Let’s go back to the example of email marketing. Yes, you can look at your data on performance, but how do you know if your email contacts are converting into qualified leads on your landing pages? Better yet, are those leads turning into customers? If you can answer that question, then you certainly know whether your email marketing is affecting your bottom line.
Attribution is just one of the benefits of having a dashboard that assesses performance across platforms. From Facebook Business Manager to Google Analytics and marketing automation to CRM software, take some time to see what integrations are possible on your dashboard and look for one that offers many.
Knowing where you are now helps you figure out where you want to be tomorrow. Your dashboard enables you to answer questions about where to prioritize and focus your energies both now and in the future. The prioritization of your marketing strategy is made infinitely easier by having all of your data at your fingertips, and that’s only possible through an efficient and organized marketing reporting dashboard.
Your dashboard can also help you refine your testing and budget.

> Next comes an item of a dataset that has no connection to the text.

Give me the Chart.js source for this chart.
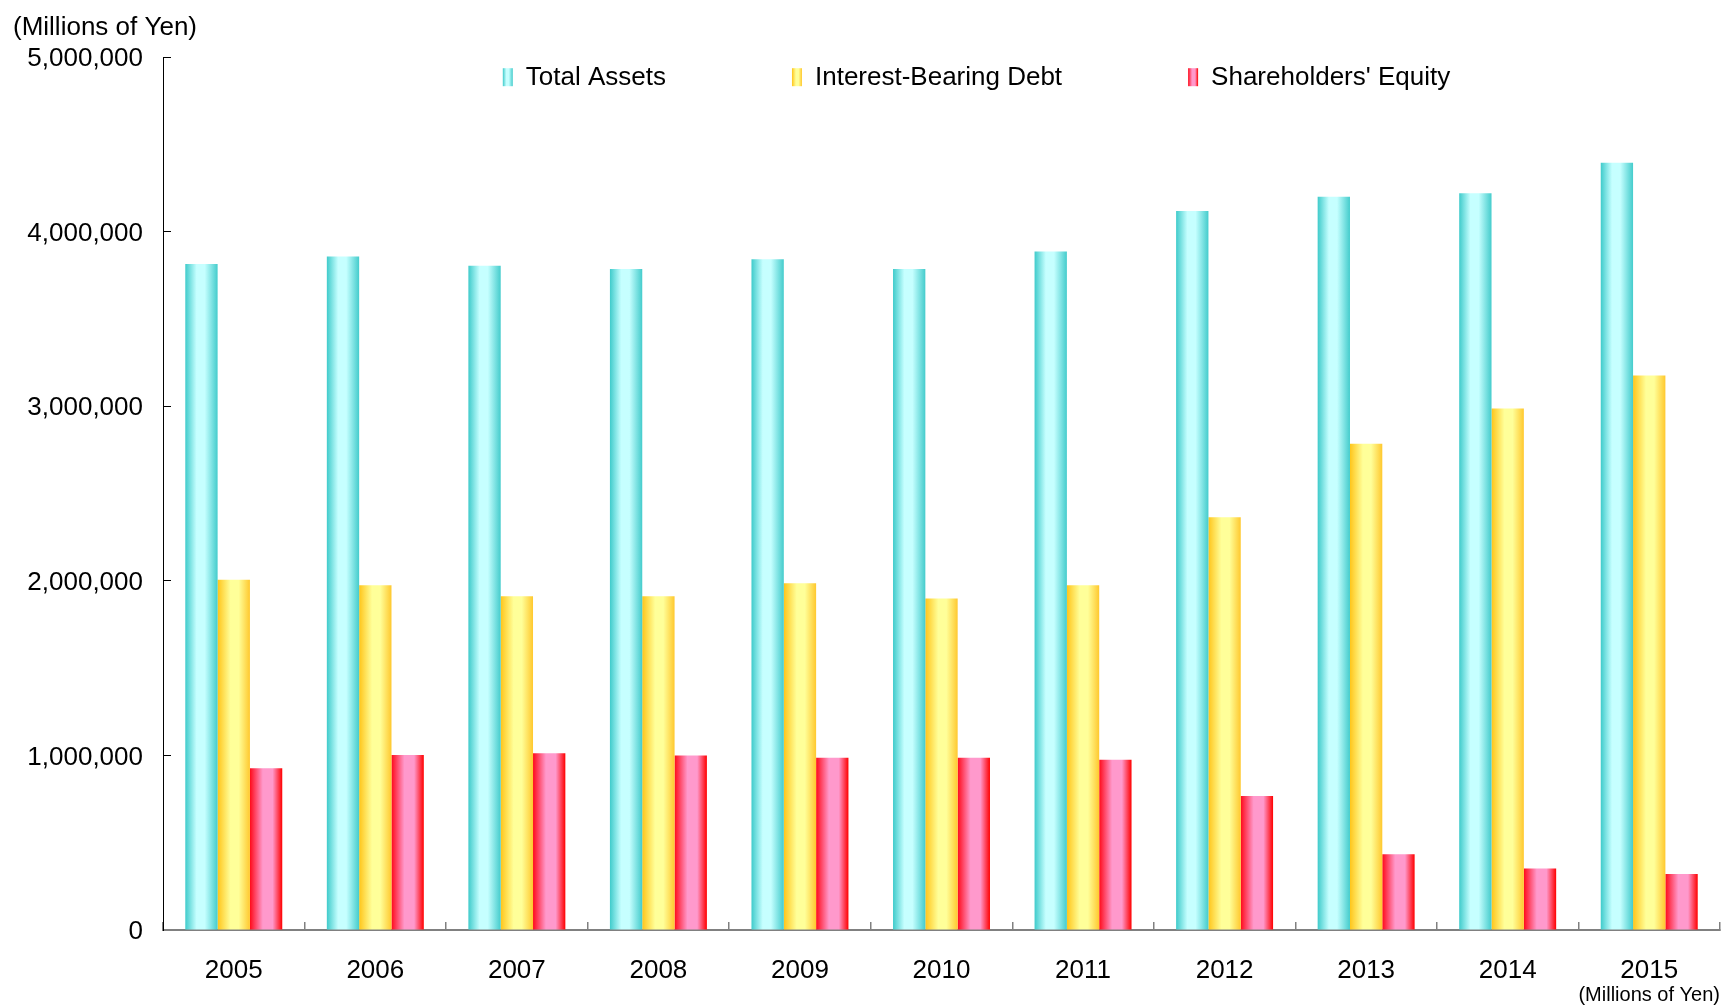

When you can look at how a digital campaign performs at a certain budget, and then at how it performs at a different budget, you’re able to make informed choices about how much spend is required for your marketing campaigns to perform optimally. The same goes for how a particular subject line or send time may affect open rates on an email campaign, or how the color of a button on a landing page may affect clicks.
Above all, the data you’ve collected and organized in your dashboard should point your marketing strategy in the right direction. It should show you how all campaigns and platforms work together to accomplish company goals and marketing initiatives. You can use your dashboard to affirm where you’re on track and where you need to adjust. And, by using the story your data tells you, you’ll have better data-driven discussions about where you need to invest and have an easier time getting buy-in from key stakeholders in your company.